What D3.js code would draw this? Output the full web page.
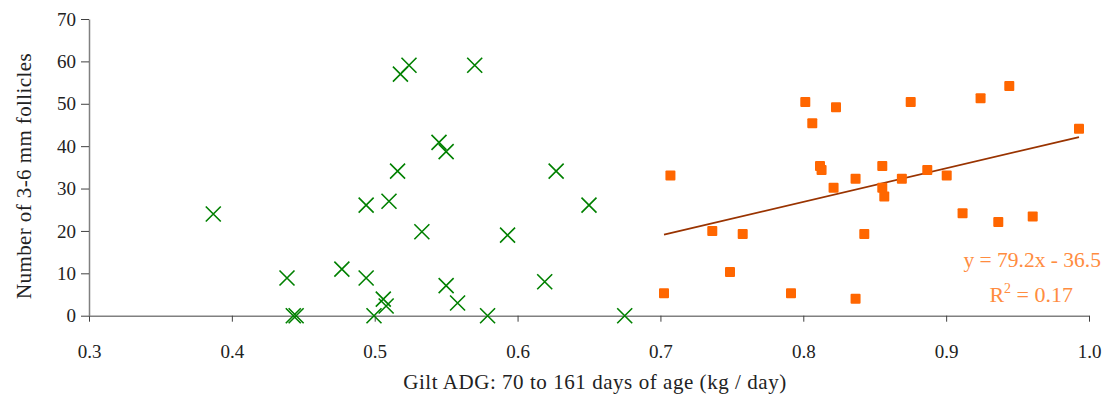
<!DOCTYPE html>
<html><head><meta charset="utf-8">
<script src="https://cdn.jsdelivr.net/npm/d3@7"></script>
<style>body{margin:0;background:#fff;} text{font-family:"Liberation Serif","DejaVu Serif",serif;}</style>
</head><body><svg id="c" width="1111" height="399"></svg>
<script>
// Group 1 (green crosses)
const greenX = [0.387,0.4386,0.443,0.445,0.477,0.494,0.494,0.4995,0.506,0.508,0.510,0.516,0.518,0.524,0.533,0.545,0.550,0.550,0.558,0.570,0.579,0.593,0.619,0.627,0.650,0.675];
const greenY = [24.0,8.9,0,0,11.0,26.1,8.9,0,3.9,2.3,27.0,34.1,57.0,59.1,19.8,40.9,38.7,7.1,3.0,59.1,0,19.0,8.0,34.1,26.1,0];
// Group 2 (orange squares)
const orangeX = [0.7025,0.707,0.7363,0.7487,0.7576,0.7914,0.8014,0.8063,0.8117,0.8128,0.8212,0.8229,0.8366,0.8366,0.8427,0.8553,0.8553,0.8567,0.869,0.8752,0.8868,0.9004,0.9115,0.9241,0.9365,0.9442,0.9606,0.993];
const orangeY = [5.3,33.1,20.0,10.3,19.3,5.3,50.4,45.4,35.3,34.4,30.2,49.2,32.3,4.0,19.3,35.3,30.2,28.1,32.3,50.4,34.4,33.1,24.2,51.3,22.1,54.2,23.4,44.1];
const trendSlope = 79.2, trendIntercept = -36.5;
const xTicks = [0.3,0.4,0.5,0.6,0.7,0.8,0.9,1.0];
const yTicks = [0,10,20,30,40,50,60,70];
const eqLabel = "y = 79.2x - 36.5";
const xTitle = "Gilt ADG: 70 to 161 days of age (kg / day)";
const yTitle = "Number of 3-6 mm follicles";
const FONT = "'Liberation Serif','DejaVu Serif',serif";

const svg = d3.select("#c");
const x = d3.scaleLinear().domain([0.3,1.0]).range([89,1089]);
const y = d3.scaleLinear().domain([0,70]).range([315.7,19]);

const xa = svg.append("g").attr("transform","translate(0,315.7)")
  .call(d3.axisBottom(x).tickValues(xTicks).tickFormat(d3.format(".1f")).tickSize(6).tickSizeOuter(0).tickPadding(23));
const ya = svg.append("g").attr("transform","translate(89,0)")
  .call(d3.axisLeft(y).tickValues(yTicks).tickFormat(d3.format("d")).tickSize(8).tickSizeOuter(0).tickPadding(5));
[xa,ya].forEach(a=>{
  a.attr("font-family",FONT).attr("font-size",19);
  a.select(".domain").attr("stroke","#808080").attr("stroke-width",1.5);
  a.selectAll(".tick line").attr("stroke","#404040").attr("stroke-width",1);
  a.selectAll(".tick text").attr("fill","#222");
});

svg.append("text").attr("x",595).attr("y",389).attr("text-anchor","middle")
  .attr("fill","#222").style("font-size","21px").style("letter-spacing","0.55px").text(xTitle);
svg.append("text").attr("transform","translate(31,176) rotate(-90)").attr("text-anchor","middle")
  .attr("fill","#222").style("font-size","21px").style("letter-spacing","0.4px").text(yTitle);

// trend line
const tx0 = d3.min(orangeX), tx1 = d3.max(orangeX);
svg.append("line").attr("x1",x(tx0)).attr("y1",y(trendSlope*tx0+trendIntercept))
  .attr("x2",x(tx1)).attr("y2",y(trendSlope*tx1+trendIntercept))
  .attr("stroke","#993300").attr("stroke-width",1.8);

// orange squares
svg.append("g").selectAll("rect").data(orangeX).join("rect")
  .attr("x",(d)=>x(d)-5).attr("y",(d,i)=>y(orangeY[i])-5).attr("width",10).attr("height",10)
  .attr("rx",1).attr("fill","#FF6600");

// green crosses
const s = 7.5;
svg.append("g").selectAll("path").data(greenX).join("path")
  .attr("d",(d,i)=>{const cx=x(d), cy=y(greenY[i]);
    return `M${cx-s},${cy-s}L${cx+s},${cy+s}M${cx-s},${cy+s}L${cx+s},${cy-s}`;})
  .attr("stroke","#008000").attr("stroke-width",1.6).attr("fill","none");

// annotation
svg.append("text").attr("x",1101).attr("y",267).attr("text-anchor","end")
  .attr("fill","#FF8C40").style("font-size","21.5px").text(eqLabel);
const r = svg.append("text").attr("x",1073).attr("y",302).attr("text-anchor","end")
  .attr("fill","#FF8C40").style("font-size","22px");
r.append("tspan").text("R");
r.append("tspan").attr("dy",-9).style("font-size","14px").text("2");
r.append("tspan").attr("dy",9).text(" = 0.17");
</script></body></html>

•••

* Set problem *
Print the listing above in full, exactly as written. Omit any pictures.

* Output of the task *
What D3.js code would draw this? Output the full web page.
<!DOCTYPE html>
<html><head><meta charset="utf-8">
<script src="https://cdn.jsdelivr.net/npm/d3@7"></script>
<style>body{margin:0;background:#fff;} text{font-family:"Liberation Serif","DejaVu Serif",serif;}</style>
</head><body><svg id="c" width="1111" height="399"></svg>
<script>
// Group 1 (green crosses)
const greenX = [0.387,0.4386,0.443,0.445,0.477,0.494,0.494,0.4995,0.506,0.508,0.510,0.516,0.518,0.524,0.533,0.545,0.550,0.550,0.558,0.570,0.579,0.593,0.619,0.627,0.650,0.675];
const greenY = [24.0,8.9,0,0,11.0,26.1,8.9,0,3.9,2.3,27.0,34.1,57.0,59.1,19.8,40.9,38.7,7.1,3.0,59.1,0,19.0,8.0,34.1,26.1,0];
// Group 2 (orange squares)
const orangeX = [0.7025,0.707,0.7363,0.7487,0.7576,0.7914,0.8014,0.8063,0.8117,0.8128,0.8212,0.8229,0.8366,0.8366,0.8427,0.8553,0.8553,0.8567,0.869,0.8752,0.8868,0.9004,0.9115,0.9241,0.9365,0.9442,0.9606,0.993];
const orangeY = [5.3,33.1,20.0,10.3,19.3,5.3,50.4,45.4,35.3,34.4,30.2,49.2,32.3,4.0,19.3,35.3,30.2,28.1,32.3,50.4,34.4,33.1,24.2,51.3,22.1,54.2,23.4,44.1];
const trendSlope = 79.2, trendIntercept = -36.5;
const xTicks = [0.3,0.4,0.5,0.6,0.7,0.8,0.9,1.0];
const yTicks = [0,10,20,30,40,50,60,70];
const eqLabel = "y = 79.2x - 36.5";
const xTitle = "Gilt ADG: 70 to 161 days of age (kg / day)";
const yTitle = "Number of 3-6 mm follicles";
const FONT = "'Liberation Serif','DejaVu Serif',serif";

const svg = d3.select("#c");
const x = d3.scaleLinear().domain([0.3,1.0]).range([89,1089]);
const y = d3.scaleLinear().domain([0,70]).range([315.7,19]);

const xa = svg.append("g").attr("transform","translate(0,315.7)")
  .call(d3.axisBottom(x).tickValues(xTicks).tickFormat(d3.format(".1f")).tickSize(6).tickSizeOuter(0).tickPadding(23));
const ya = svg.append("g").attr("transform","translate(89,0)")
  .call(d3.axisLeft(y).tickValues(yTicks).tickFormat(d3.format("d")).tickSize(8).tickSizeOuter(0).tickPadding(5));
[xa,ya].forEach(a=>{
  a.attr("font-family",FONT).attr("font-size",19);
  a.select(".domain").attr("stroke","#808080").attr("stroke-width",1.5);
  a.selectAll(".tick line").attr("stroke","#404040").attr("stroke-width",1);
  a.selectAll(".tick text").attr("fill","#222");
});

svg.append("text").attr("x",595).attr("y",389).attr("text-anchor","middle")
  .attr("fill","#222").style("font-size","21px").style("letter-spacing","0.55px").text(xTitle);
svg.append("text").attr("transform","translate(31,176) rotate(-90)").attr("text-anchor","middle")
  .attr("fill","#222").style("font-size","21px").style("letter-spacing","0.4px").text(yTitle);

// trend line
const tx0 = d3.min(orangeX), tx1 = d3.max(orangeX);
svg.append("line").attr("x1",x(tx0)).attr("y1",y(trendSlope*tx0+trendIntercept))
  .attr("x2",x(tx1)).attr("y2",y(trendSlope*tx1+trendIntercept))
  .attr("stroke","#993300").attr("stroke-width",1.8);

// orange squares
svg.append("g").selectAll("rect").data(orangeX).join("rect")
  .attr("x",(d)=>x(d)-5).attr("y",(d,i)=>y(orangeY[i])-5).attr("width",10).attr("height",10)
  .attr("rx",1).attr("fill","#FF6600");

// green crosses
const s = 7.5;
svg.append("g").selectAll("path").data(greenX).join("path")
  .attr("d",(d,i)=>{const cx=x(d), cy=y(greenY[i]);
    return `M${cx-s},${cy-s}L${cx+s},${cy+s}M${cx-s},${cy+s}L${cx+s},${cy-s}`;})
  .attr("stroke","#008000").attr("stroke-width",1.6).attr("fill","none");

// annotation
svg.append("text").attr("x",1101).attr("y",267).attr("text-anchor","end")
  .attr("fill","#FF8C40").style("font-size","21.5px").text(eqLabel);
const r = svg.append("text").attr("x",1073).attr("y",302).attr("text-anchor","end")
  .attr("fill","#FF8C40").style("font-size","22px");
r.append("tspan").text("R");
r.append("tspan").attr("dy",-9).style("font-size","14px").text("2");
r.append("tspan").attr("dy",9).text(" = 0.17");
</script></body></html>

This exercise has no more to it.